Woody Guthrie’s famous folk song, “This Land is your Land,” isn’t the national anthem. But it surely captures the American spirit of adventure and environmental stewardship embodied in the millions of acres of parks, wilderness, historic structures, lakes, and snow-capped mountains managed by the federal government.
To celebrate its 100th birthday and engage the next century’s explorers, the National Park Service and other federal land-management agencies have teamed up with the White House to open parks to 4th graders and their teachers and parents for free. Every Kid in a Park includes trip planning tools and teacher activity guides:
Activity 1: Exploring Federal Lands and Waters (PDF). This lesson teaches students why our country protects lands and waters.
Activity 2: Environmental Stewardship(PDF). This lesson shows students how to take care of lands and waters.

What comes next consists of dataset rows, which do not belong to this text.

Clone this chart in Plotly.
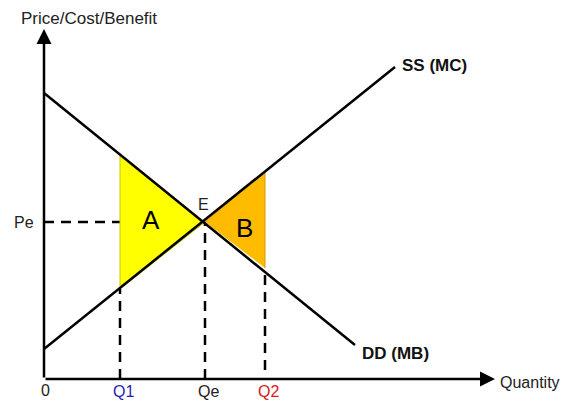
import plotly.graph_objects as go

# Key quantities (arbitrary units)
q_labels = ["Q1", "Qe", "Q2"]
q_values = [3.8, 8.05, 11.05]
q_colors = ["#1f1fb4", "#222222", "#d62020"]
pe_value = 7.85

# Demand (DD/MB) and supply (SS/MC) line endpoints
dd_x = [0, 15.55]
dd_y = [14.3, 1.7]
ss_x = [0, 17.55]
ss_y = [1.5, 15.6]

# Deadweight-loss triangles
area_a_x = [3.8, 3.8, 8.05]
area_a_y = [11.25, 4.5, 7.85]
area_b_x = [8.05, 11.05, 11.05]
area_b_y = [7.85, 10.35, 5.55]

# Dashed guide tops / bottoms
q_tops = [4.5, 7.85, 5.55]
q_bottoms = [0, 0, 0.45]

x_axis_end = 22.55
y_axis_end = 17.5

fig = go.Figure()

# dashed guides (drawn first so the shaded areas cover them)
fig.add_trace(go.Scatter(x=[0, q_values[1]], y=[pe_value, pe_value], mode="lines",
                         line=dict(color="black", width=2.5, dash="10px,7px")))
for qv, top, bot in zip(q_values, q_tops, q_bottoms):
    fig.add_trace(go.Scatter(x=[qv, qv], y=[bot, top], mode="lines",
                             line=dict(color="black", width=2.5, dash="10px,7px")))

fig.add_trace(go.Scatter(x=area_a_x, y=area_a_y, fill="toself", mode="lines",
                         fillcolor="#FFFF00", line=dict(color="#c8c800", width=1),
                         hoverinfo="skip"))
fig.add_trace(go.Scatter(x=area_b_x, y=area_b_y, fill="toself", mode="lines",
                         fillcolor="#FFBB00", line=dict(color="#d89a00", width=1),
                         hoverinfo="skip"))

fig.add_trace(go.Scatter(x=dd_x, y=dd_y, mode="lines", line=dict(color="black", width=2.5)))
fig.add_trace(go.Scatter(x=ss_x, y=ss_y, mode="lines", line=dict(color="black", width=2.5)))

font = "Liberation Sans, Arial, sans-serif"
ann = []
# axes arrows
ann.append(dict(x=0, y=y_axis_end, ax=0, ay=0, xref="x", yref="y", axref="x", ayref="y",
                text="", showarrow=True, arrowhead=2, arrowsize=1.2, arrowwidth=2.5, arrowcolor="black"))
ann.append(dict(x=x_axis_end, y=0, ax=0, ay=0, xref="x", yref="y", axref="x", ayref="y",
                text="", showarrow=True, arrowhead=2, arrowsize=1.2, arrowwidth=2.5, arrowcolor="black"))

ann.append(dict(x=2.25, y=18.05, text="Price/Cost/Benefit", showarrow=False,
                font=dict(family=font, size=17, color="#222")))
ann.append(dict(x=-1.0, y=pe_value, text="Pe", showarrow=False,
                font=dict(family=font, size=16, color="#222")))
ann.append(dict(x=0.05, y=-0.55, text="0", showarrow=False,
                font=dict(family=font, size=16, color="#222")))
for lab, qv, col in zip(q_labels, q_values, q_colors):
    ann.append(dict(x=qv + 0.15, y=-0.6, text=lab, showarrow=False,
                    font=dict(family=font, size=16, color=col)))
ann.append(dict(x=x_axis_end + 0.15, y=-0.15, text="Quantity", showarrow=False, xanchor="left",
                font=dict(family=font, size=16, color="#222")))
ann.append(dict(x=17.8, y=15.7, text="<b>SS (MC)</b>", showarrow=False, xanchor="left",
                font=dict(family=font, size=17, color="#111")))
ann.append(dict(x=15.8, y=1.3, text="<b>DD (MB)</b>", showarrow=False, xanchor="left",
                font=dict(family=font, size=17, color="#111")))
ann.append(dict(x=5.35, y=7.95, text="A", showarrow=False,
                font=dict(family=font, size=26, color="black")))
ann.append(dict(x=10.0, y=7.55, text="B", showarrow=False,
                font=dict(family=font, size=26, color="black")))
ann.append(dict(x=7.95, y=8.75, text="E", showarrow=False,
                font=dict(family=font, size=16, color="#222")))

fig.update_layout(
    width=563, height=401,
    margin=dict(l=0, r=0, t=0, b=0),
    plot_bgcolor="white", paper_bgcolor="white",
    showlegend=False,
    xaxis=dict(range=[-2.2, 25.95], visible=False, fixedrange=True),
    yaxis=dict(range=[-1.1, 18.95], visible=False, fixedrange=True),
    annotations=ann,
)

fig.write_html("out.html", config={"displayModeBar": False},
               post_script="document.body.style.margin='0';document.body.style.overflow='hidden';")
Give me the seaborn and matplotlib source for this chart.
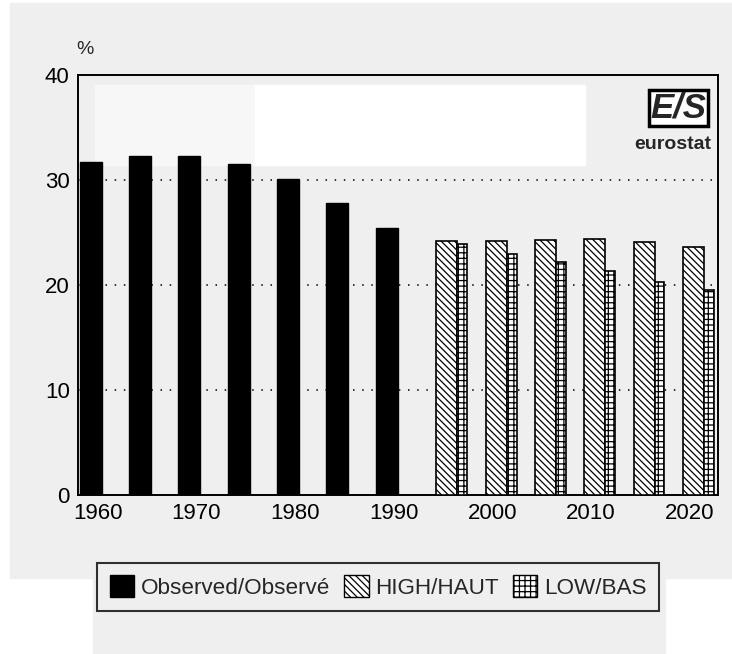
import matplotlib
matplotlib.use("Agg")
import matplotlib.pyplot as plt
import matplotlib.patches as mpatches
import seaborn as sns

# observed share (%) and the two projection variants
obs_years = [1960, 1965, 1970, 1975, 1980, 1985, 1990]
obs_values = [31.7, 32.3, 32.3, 31.5, 30.1, 27.8, 25.4]

proj_years = [1995, 2000, 2005, 2010, 2015, 2020]
high_values = [24.2, 24.2, 24.3, 24.4, 24.1, 23.6]
low_values = [23.9, 23.0, 22.2, 21.3, 20.3, 19.5]

tick_years = [1960, 1970, 1980, 1990, 2000, 2010, 2020]
y_ticks = [0, 10, 20, 30, 40]

HIGH_HATCH = "\\" * 5
LOW_HATCH = "+++"

sns.set_theme(style="white")
plt.rcParams["font.family"] = ["Liberation Sans", "DejaVu Sans"]
plt.rcParams["hatch.linewidth"] = 0.9

W, H = 732, 654
fig = plt.figure(figsize=(W / 100, H / 100), dpi=100, facecolor="white")

# scanned-page background blocks
fig.patches.append(mpatches.Rectangle((10 / W, 1 - 578 / H), 722 / W, 575 / H,
                                      transform=fig.transFigure, color="#efefef", zorder=-10))
fig.patches.append(mpatches.Rectangle((93 / W, 0), 572 / W, 1 - 578 / H,
                                      transform=fig.transFigure, color="#efefef", zorder=-10))

ax = fig.add_axes([78 / W, 1 - 495 / H, 640 / W, 420 / H])
ax.set_facecolor("#efefef")

# blanked title area inside the plot
ax.add_patch(mpatches.Rectangle((17 / 640, 1 - 90 / 420), 160 / 640, 80 / 420,
                                transform=ax.transAxes, color="#f7f7f7", zorder=0))
ax.add_patch(mpatches.Rectangle((177 / 640, 1 - 90 / 420), 330 / 640, 80 / 420,
                                transform=ax.transAxes, color="white", zorder=0))

sns.barplot(x=obs_years, y=obs_values, native_scale=True, width=0.445,
            color="black", edgecolor="black", linewidth=1, errorbar=None,
            ax=ax, zorder=3)
sns.barplot(x=[y + 1.1 for y in proj_years], y=high_values, native_scale=True,
            width=0.425, color="white", edgecolor="black", linewidth=1.2,
            hatch=HIGH_HATCH, errorbar=None, ax=ax, zorder=3)
sns.barplot(x=[y + 2.67 for y in proj_years], y=low_values, native_scale=True,
            width=0.2, color="white", edgecolor="black", linewidth=1.2,
            hatch=LOW_HATCH, errorbar=None, ax=ax, zorder=3)

ax.set_xlim(1958.7, 2023.6)
ax.set_ylim(0, 40)
ax.set_xticks([y + 0.7 for y in tick_years])
ax.set_xticklabels([str(y) for y in tick_years], fontsize=16)
ax.set_yticks(y_ticks)
ax.set_yticklabels([str(v) for v in y_ticks], fontsize=16)
ax.tick_params(length=0, pad=6, colors="black")
ax.set_xlabel("")
ax.set_ylabel("")

for v in [10, 20, 30]:
    ax.axhline(v, color="black", linestyle=(0, (1, 5)), linewidth=1.1, zorder=1)

for s in ax.spines.values():
    s.set_visible(True)
    s.set_color("black")
    s.set_linewidth(1.4)

fig.text(85 / W, 1 - 50 / H, "%", fontsize=14, ha="center", va="center")

# eurostat logo
ax.text(0.982, 0.922, "E/S", transform=ax.transAxes, fontsize=25, fontweight="bold",
        fontstyle="italic", ha="right", va="center", zorder=5,
        bbox=dict(boxstyle="square,pad=0.05", facecolor="white", edgecolor="black", linewidth=2.5))
ax.text(0.99, 0.835, "eurostat", transform=ax.transAxes, fontsize=14,
        fontweight="bold", ha="right", va="center", zorder=5)

handles = [
    mpatches.Patch(facecolor="black", edgecolor="black", label="Observed/Observé"),
    mpatches.Patch(facecolor="white", edgecolor="black", hatch=HIGH_HATCH, label="HIGH/HAUT"),
    mpatches.Patch(facecolor="white", edgecolor="black", hatch=LOW_HATCH, label="LOW/BAS"),
]
leg = fig.legend(handles=handles, loc="center", bbox_to_anchor=(378 / W, 1 - 587 / H),
                 ncol=3, fontsize=16.2, frameon=True, fancybox=False, edgecolor="black",
                 facecolor="#efefef", handlelength=1.1, handleheight=1.1,
                 handletextpad=0.3, columnspacing=0.6, borderpad=0.55)
leg.get_frame().set_linewidth(1.5)

fig.savefig("out.png", dpi=100, facecolor=fig.get_facecolor())
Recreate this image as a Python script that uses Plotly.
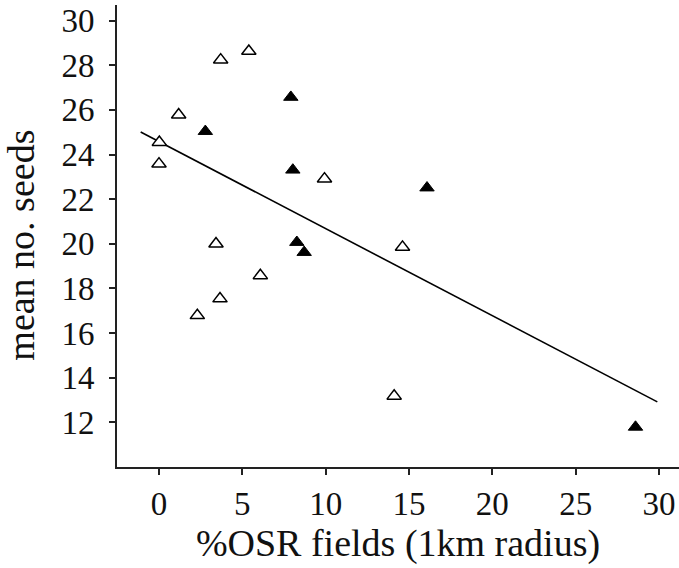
import plotly.graph_objects as go

# Open triangles
open_x = [3.7, 5.39, 1.18, 0.02, 0.0, 9.93, 3.42, 6.08, 3.66, 2.3, 14.11, 14.61]
open_y = [28.24, 28.63, 25.78, 24.55, 23.58, 22.91, 20.0, 18.58, 17.54, 16.79, 13.18, 19.85]
# Filled triangles
filled_x = [7.91, 2.78, 8.03, 8.27, 8.71, 16.08, 28.59]
filled_y = [26.57, 25.04, 23.31, 20.07, 19.62, 22.51, 11.79]
# Regression line
fit_intercept = 24.58
fit_slope = -0.39
fit_range = [-1.1, 29.9]

x_ticks = [0, 5, 10, 15, 20, 25, 30]
y_ticks = [12, 14, 16, 18, 20, 22, 24, 26, 28, 30]

font = "Liberation Serif, Times New Roman, serif"

fig = go.Figure()
fig.add_trace(go.Scatter(
    x=fit_range, y=[fit_intercept + fit_slope * v for v in fit_range],
    mode="lines", line=dict(color="black", width=1.6), showlegend=False))
fig.add_trace(go.Scatter(
    x=open_x, y=open_y, mode="markers", showlegend=False,
    marker=dict(symbol="triangle-up", size=12.5, color="white",
                line=dict(color="black", width=1.5))))
fig.add_trace(go.Scatter(
    x=filled_x, y=filled_y, mode="markers", showlegend=False,
    marker=dict(symbol="triangle-up", size=12.5, color="black",
                line=dict(color="black", width=1))))

fig.update_layout(
    width=679, height=568,
    margin=dict(l=117, r=0, t=5, b=101, autoexpand=False),
    paper_bgcolor="white", plot_bgcolor="white",
    font=dict(family=font, size=32, color="#111"),
    xaxis=dict(range=[-2.52, 31.2], tickvals=x_ticks, ticks="outside",
               ticklen=6, tickwidth=2, tickcolor="#222", showline=True,
               linecolor="#222", linewidth=2, showgrid=False, zeroline=False,
               ticklabelstandoff=0, automargin=False,
               tickfont=dict(family=font, size=33),
               title=dict(text="%OSR fields (1km radius)", standoff=8,
                          font=dict(family=font, size=38))),
    yaxis=dict(range=[10.0, 30.7], tickvals=y_ticks, ticks="outside",
               ticklen=6, tickwidth=2, tickcolor="#222", showline=True,
               linecolor="#222", linewidth=2, showgrid=False, zeroline=False,
               ticklabelstandoff=8, automargin=False,
               tickfont=dict(family=font, size=33)),
    annotations=[dict(text="mean no. seeds", textangle=-90, showarrow=False,
                      xref="paper", yref="paper", x=-0.171, y=0.481,
                      xanchor="center", yanchor="middle",
                      font=dict(family=font, size=38, color="#111"))],
)
fig.write_html("out.html", config={"displayModeBar": False},
               post_script="document.body.style.margin='0';document.body.style.overflow='hidden';")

Activity 3: Our Nation’s Native Peoples(PDF). This lesson teaches students about the people who lived on this land before it was called the United States.
Activity 4: Citizen Science (PDF). This lesson helps kids learn about the difference between weather and climate.
The National Park Service also offers resources for teaching with history.
No time or money for field trips? The National Park Service offers electronic field trips as well as virtual tours of Yellowstone and rafting down the Grand Canyon. The centennial also features an urban park initiative for the 80 percent of Americans who live in cities. Find your park!